=== Data for the task ===
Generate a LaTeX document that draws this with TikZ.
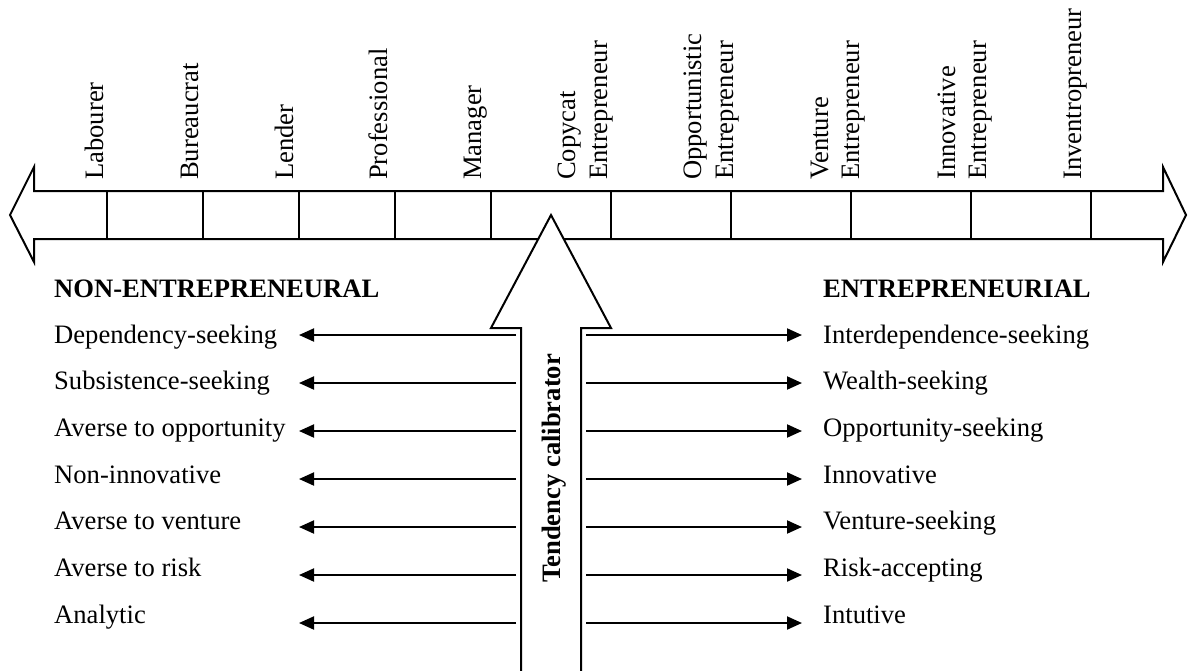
\documentclass[tikz,border=0pt]{standalone}
\usepackage{fontspec}
\setmainfont{Liberation Serif}
\usetikzlibrary{arrows.meta}
\begin{document}
\begin{tikzpicture}[x=1pt,y=-1pt,
  font=\fontsize{26.6}{32}\selectfont,
  ln/.style={line width=2pt},
  toplab/.style={rotate=90,anchor=base west,inner sep=0pt},
  rowlab/.style={anchor=base west,inner sep=0pt},
  hdr/.style={anchor=base west,inner sep=0pt,font=\fontsize{26.6}{32}\selectfont\bfseries},
  harrow/.style={line width=2pt,-{Triangle[length=15pt,width=13pt]}}]
\useasboundingbox (0,0) rectangle (1188,670);
% main double arrow
\draw[ln,line join=miter] (10,215) -- (34,167) -- (34,191) -- (1163,191) -- (1163,167) -- (1186,215)
  -- (1163,262) -- (1163,239) -- (34,239) -- (34,262) -- cycle;
\foreach \x in {107,203,299,395,491,611,731,851,971,1091}
  \draw[ln] (\x,191) -- (\x,239);
% top labels
\node[toplab] (l1) at (103,180) {Labourer};
\node[toplab] (l2) at (198,180) {Bureaucrat};
\node[toplab] (l3) at (293,180) {Lender};
\node[toplab] (l4) at (387,180) {Professional};
\node[toplab] (l5) at (481,180) {Manager};
\node[toplab] (l6a) at (575,180) {Copycat};
\node[toplab] (l6b) at (607,180) {Entrepreneur};
\node[toplab] (l7a) at (701,180) {Opportunistic};
\node[toplab] (l7b) at (733,180) {Entrepreneur};
\node[toplab] (l8a) at (828,180) {Venture};
\node[toplab] (l8b) at (859,180) {Entrepreneur};
\node[toplab] (l9a) at (955,180) {Innovative};
\node[toplab] (l9b) at (986,180) {Entrepreneur};
\node[toplab] (l10) at (1081,180) {Inventropreneur};
% calibrator arrow
\draw[ln,fill=white,line join=miter] (521,672) -- (521,328) -- (491,328) -- (551,215) -- (611,328) -- (581,328) -- (581,672);
\node[toplab,font=\fontsize{26.6}{32}\selectfont\bfseries] (cal) at (560,583) {Tendency calibrator};
% headers
\node[hdr] (hl) at (54,297) {NON-ENTREPRENEURAL};
\node[hdr] (hr) at (823,297) {ENTREPRENEURIAL};
% rows
\foreach \i/\lt/\rt in {0/Dependency-seeking/Interdependence-seeking,
  1/Subsistence-seeking/Wealth-seeking,
  2/Averse to opportunity/Opportunity-seeking,
  3/Non-innovative/Innovative,
  4/Averse to venture/Venture-seeking,
  5/Averse to risk/Risk-accepting,
  6/Analytic/Intutive}{
  \pgfmathsetmacro{\ya}{335+48*\i}
  \pgfmathsetmacro{\yb}{343+46.7*\i}
  \node[rowlab] (L\i) at (54,\yb) {\lt};
  \node[rowlab] (R\i) at (823,\yb) {\rt};
  \coordinate (ls\i) at (516,\ya);
  \coordinate (le\i) at (299,\ya);
  \coordinate (rs\i) at (586,\ya);
  \coordinate (re\i) at (802,\ya);
  \draw[harrow] (ls\i) -- (le\i);
  \draw[harrow] (rs\i) -- (re\i);
}
\end{tikzpicture}
\end{document}
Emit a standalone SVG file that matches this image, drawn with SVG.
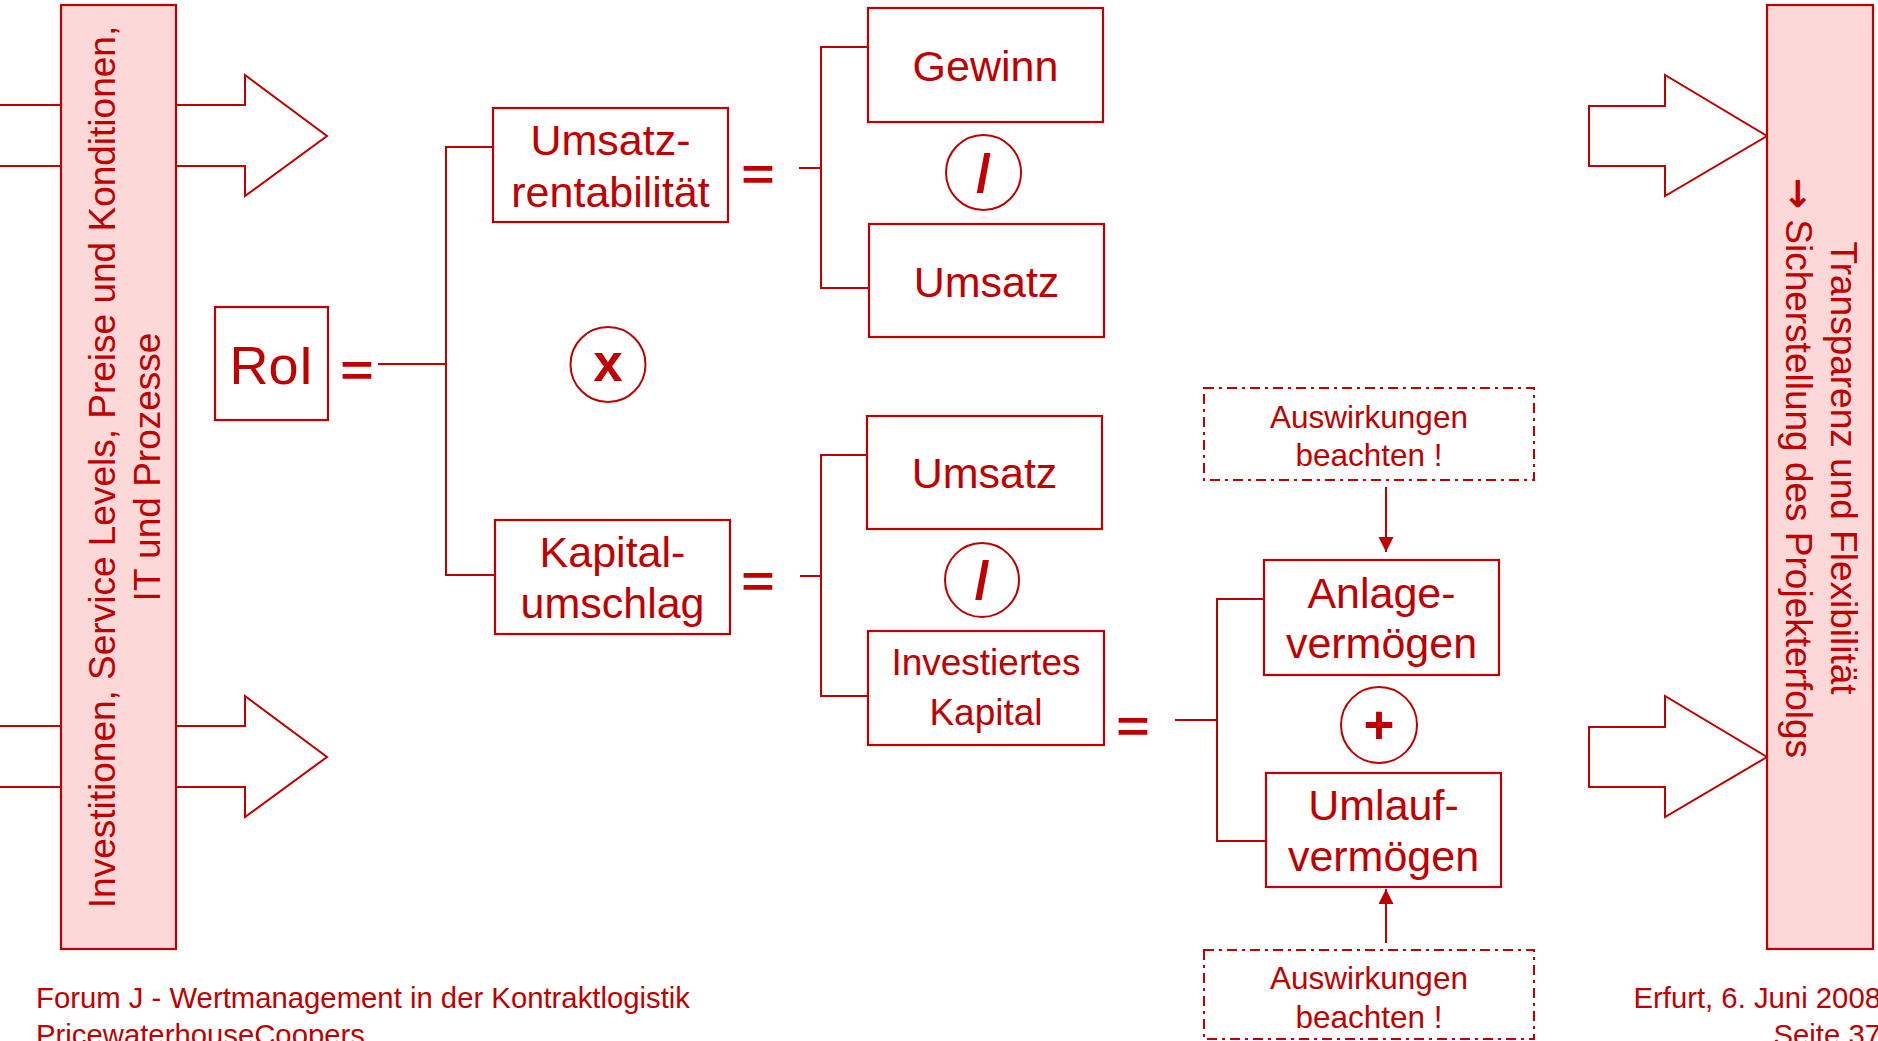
===
Your task
Give the number of lines in the data that contain "this", with no other words.

Final result
2